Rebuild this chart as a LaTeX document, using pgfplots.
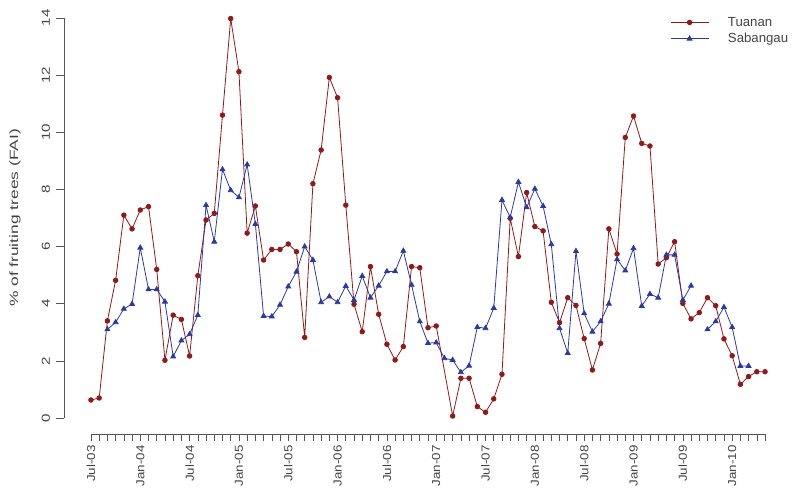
\documentclass[border=0pt]{standalone}
\usepackage{fontspec}
\setmainfont{Liberation Sans}
\usepackage{pgfplots}
\pgfplotsset{compat=1.18}
\definecolor{tred}{HTML}{8E1B1B}
\definecolor{sblue}{HTML}{2C3A9C}
\definecolor{axgray}{HTML}{555555}
\definecolor{txtgray}{HTML}{444444}
\begin{document}
\begin{tikzpicture}
\useasboundingbox (0,0) rectangle (796bp,491bp);
\begin{axis}[
  at={(64bp,57bp)}, anchor=south west,
  scale only axis, width=728bp, height=432bp,
  xmin=-3.28, xmax=85.28, ymin=-0.56, ymax=14.56,
  clip=false,
  axis line style={draw=none},
  tick pos=left, tick align=outside,
  major tick length=7.5bp, minor tick length=7.5bp,
  every tick/.style={axgray, line width=0.6bp},
  xtick={0,6,...,78},
  xticklabels={Jul-03,Jan-04,Jul-04,Jan-05,Jul-05,Jan-06,Jul-06,Jan-07,Jul-07,Jan-08,Jul-08,Jan-09,Jul-09,Jan-10},
  minor xtick={0,...,82},
  ytick={0,2,...,14},
  /pgf/number format/assume math mode=true,
  xticklabel style={rotate=90, anchor=east, xscale=1.15, font=\fontsize{11.6bp}{13bp}\selectfont, text=txtgray},
  yticklabel style={rotate=90, anchor=south, xscale=1.3, font=\fontsize{11.6bp}{13bp}\selectfont, text=txtgray},
  yticklabel shift=3bp,
  ylabel={\% of fruiting trees (FAI)},
  ylabel style={at={(axis description cs:-0.0673,0.5)}, anchor=center, xscale=1.45, font=\fontsize{12bp}{14bp}\selectfont, text=txtgray},
  unbounded coords=jump,
  legend style={draw=none, fill=none, at={(rel axis cs:0.8324,0.970)}, anchor=north west,
    font=\fontsize{13.2bp}{15bp}\selectfont, text=txtgray, inner sep=0pt, row sep=1.5bp,
    /tikz/every odd column/.append style={column sep=17bp}},
  legend cell align=left,
  legend image code/.code={\draw[mark repeat=2,mark phase=2] plot coordinates {(0bp,0bp)(19bp,0bp)(38bp,0bp)};},
]
\addplot[tred, line width=0.8bp, mark=*, mark size=2.3bp, mark options={solid, fill=tred}] coordinates {
(0,0.63)(1,0.70)(2,3.40)(3,4.82)(4,7.10)(5,6.62)(6,7.28)(7,7.40)(8,5.20)(9,2.02)
(10,3.60)(11,3.45)(12,2.17)(13,4.98)(14,6.93)(15,7.16)(16,10.60)(17,13.98)(18,12.12)(19,6.47)
(20,7.42)(21,5.53)(22,5.90)(23,5.90)(24,6.09)(25,5.82)(26,2.82)(27,8.20)(28,9.38)(29,11.92)
(30,11.21)(31,7.45)(32,3.98)(33,3.02)(34,5.30)(35,3.63)(36,2.58)(37,2.03)(38,2.50)(39,5.30)
(40,5.26)(41,3.16)(42,3.22)(44,0.07)(45,1.39)(46,1.39)(47,0.40)(48,0.20)(49,0.67)
(50,1.53)(51,6.99)(52,5.65)(53,7.89)(54,6.70)(55,6.55)(56,4.05)(57,3.34)(58,4.21)(59,3.94)
(60,2.78)(61,1.68)(62,2.61)(63,6.62)(64,5.74)(65,9.82)(66,10.57)(67,9.61)(68,9.52)(69,5.39)
(70,5.61)(71,6.17)(72,4.01)(73,3.47)(74,3.69)(75,4.21)(76,3.93)(77,2.77)(78,2.18)(79,1.18)
(80,1.45)(81,1.62)(82,1.62)
};
\addlegendentry{Tuanan}
\addplot[sblue, line width=0.8bp, mark=triangle*, mark size=2.8bp, mark options={solid, fill=sblue}] coordinates {
(2,3.10)(3,3.35)(4,3.82)(5,3.99)(6,5.96)(7,4.50)(8,4.50)(9,4.07)
(10,2.15)(11,2.71)(12,2.93)(13,3.60)(14,7.45)(15,6.17)(16,8.70)(17,7.97)(18,7.72)(19,8.87)
(20,6.79)(21,3.57)(22,3.55)(23,3.96)(24,4.60)(25,5.12)(26,6.00)(27,5.53)(28,4.05)(29,4.25)
(30,4.05)(31,4.62)(32,4.13)(33,4.97)(34,4.21)(35,4.63)(36,5.13)(37,5.13)(38,5.85)(39,4.66)
(40,3.38)(41,2.62)(42,2.64)(43,2.09)(44,2.03)(45,1.60)(46,1.83)(47,3.18)(48,3.14)(49,3.85)
(50,7.63)(51,7.02)(52,8.26)(53,7.37)(54,8.02)(55,7.42)(56,6.08)(57,3.14)(58,2.27)(59,5.84)
(60,3.66)(61,3.02)(62,3.38)(63,4.00)(64,5.55)(65,5.16)(66,5.94)(67,3.92)(68,4.34)(69,4.21)
(70,5.71)(71,5.71)(72,4.13)(73,4.63)(74,nan)(75,3.10)(76,3.38)(77,3.88)(78,3.18)(79,1.82)
(80,1.82)
};
\addlegendentry{Sabangau}
\draw[axgray, line width=0.6bp] (axis cs:0,-0.56) -- (axis cs:82,-0.56);
\draw[axgray, line width=0.6bp] (axis cs:-3.28,0) -- (axis cs:-3.28,14);
\end{axis}
\end{tikzpicture}
\end{document}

┄┄┄┄┄┄┄┄┄┄

## WHAT TO DO
Return each line from the material above exactly, but not the pictures.

## RESULT FOR THIS TASK
Rebuild this chart as a LaTeX document, using pgfplots.
\documentclass[border=0pt]{standalone}
\usepackage{fontspec}
\setmainfont{Liberation Sans}
\usepackage{pgfplots}
\pgfplotsset{compat=1.18}
\definecolor{tred}{HTML}{8E1B1B}
\definecolor{sblue}{HTML}{2C3A9C}
\definecolor{axgray}{HTML}{555555}
\definecolor{txtgray}{HTML}{444444}
\begin{document}
\begin{tikzpicture}
\useasboundingbox (0,0) rectangle (796bp,491bp);
\begin{axis}[
  at={(64bp,57bp)}, anchor=south west,
  scale only axis, width=728bp, height=432bp,
  xmin=-3.28, xmax=85.28, ymin=-0.56, ymax=14.56,
  clip=false,
  axis line style={draw=none},
  tick pos=left, tick align=outside,
  major tick length=7.5bp, minor tick length=7.5bp,
  every tick/.style={axgray, line width=0.6bp},
  xtick={0,6,...,78},
  xticklabels={Jul-03,Jan-04,Jul-04,Jan-05,Jul-05,Jan-06,Jul-06,Jan-07,Jul-07,Jan-08,Jul-08,Jan-09,Jul-09,Jan-10},
  minor xtick={0,...,82},
  ytick={0,2,...,14},
  /pgf/number format/assume math mode=true,
  xticklabel style={rotate=90, anchor=east, xscale=1.15, font=\fontsize{11.6bp}{13bp}\selectfont, text=txtgray},
  yticklabel style={rotate=90, anchor=south, xscale=1.3, font=\fontsize{11.6bp}{13bp}\selectfont, text=txtgray},
  yticklabel shift=3bp,
  ylabel={\% of fruiting trees (FAI)},
  ylabel style={at={(axis description cs:-0.0673,0.5)}, anchor=center, xscale=1.45, font=\fontsize{12bp}{14bp}\selectfont, text=txtgray},
  unbounded coords=jump,
  legend style={draw=none, fill=none, at={(rel axis cs:0.8324,0.970)}, anchor=north west,
    font=\fontsize{13.2bp}{15bp}\selectfont, text=txtgray, inner sep=0pt, row sep=1.5bp,
    /tikz/every odd column/.append style={column sep=17bp}},
  legend cell align=left,
  legend image code/.code={\draw[mark repeat=2,mark phase=2] plot coordinates {(0bp,0bp)(19bp,0bp)(38bp,0bp)};},
]
\addplot[tred, line width=0.8bp, mark=*, mark size=2.3bp, mark options={solid, fill=tred}] coordinates {
(0,0.63)(1,0.70)(2,3.40)(3,4.82)(4,7.10)(5,6.62)(6,7.28)(7,7.40)(8,5.20)(9,2.02)
(10,3.60)(11,3.45)(12,2.17)(13,4.98)(14,6.93)(15,7.16)(16,10.60)(17,13.98)(18,12.12)(19,6.47)
(20,7.42)(21,5.53)(22,5.90)(23,5.90)(24,6.09)(25,5.82)(26,2.82)(27,8.20)(28,9.38)(29,11.92)
(30,11.21)(31,7.45)(32,3.98)(33,3.02)(34,5.30)(35,3.63)(36,2.58)(37,2.03)(38,2.50)(39,5.30)
(40,5.26)(41,3.16)(42,3.22)(44,0.07)(45,1.39)(46,1.39)(47,0.40)(48,0.20)(49,0.67)
(50,1.53)(51,6.99)(52,5.65)(53,7.89)(54,6.70)(55,6.55)(56,4.05)(57,3.34)(58,4.21)(59,3.94)
(60,2.78)(61,1.68)(62,2.61)(63,6.62)(64,5.74)(65,9.82)(66,10.57)(67,9.61)(68,9.52)(69,5.39)
(70,5.61)(71,6.17)(72,4.01)(73,3.47)(74,3.69)(75,4.21)(76,3.93)(77,2.77)(78,2.18)(79,1.18)
(80,1.45)(81,1.62)(82,1.62)
};
\addlegendentry{Tuanan}
\addplot[sblue, line width=0.8bp, mark=triangle*, mark size=2.8bp, mark options={solid, fill=sblue}] coordinates {
(2,3.10)(3,3.35)(4,3.82)(5,3.99)(6,5.96)(7,4.50)(8,4.50)(9,4.07)
(10,2.15)(11,2.71)(12,2.93)(13,3.60)(14,7.45)(15,6.17)(16,8.70)(17,7.97)(18,7.72)(19,8.87)
(20,6.79)(21,3.57)(22,3.55)(23,3.96)(24,4.60)(25,5.12)(26,6.00)(27,5.53)(28,4.05)(29,4.25)
(30,4.05)(31,4.62)(32,4.13)(33,4.97)(34,4.21)(35,4.63)(36,5.13)(37,5.13)(38,5.85)(39,4.66)
(40,3.38)(41,2.62)(42,2.64)(43,2.09)(44,2.03)(45,1.60)(46,1.83)(47,3.18)(48,3.14)(49,3.85)
(50,7.63)(51,7.02)(52,8.26)(53,7.37)(54,8.02)(55,7.42)(56,6.08)(57,3.14)(58,2.27)(59,5.84)
(60,3.66)(61,3.02)(62,3.38)(63,4.00)(64,5.55)(65,5.16)(66,5.94)(67,3.92)(68,4.34)(69,4.21)
(70,5.71)(71,5.71)(72,4.13)(73,4.63)(74,nan)(75,3.10)(76,3.38)(77,3.88)(78,3.18)(79,1.82)
(80,1.82)
};
\addlegendentry{Sabangau}
\draw[axgray, line width=0.6bp] (axis cs:0,-0.56) -- (axis cs:82,-0.56);
\draw[axgray, line width=0.6bp] (axis cs:-3.28,0) -- (axis cs:-3.28,14);
\end{axis}
\end{tikzpicture}
\end{document}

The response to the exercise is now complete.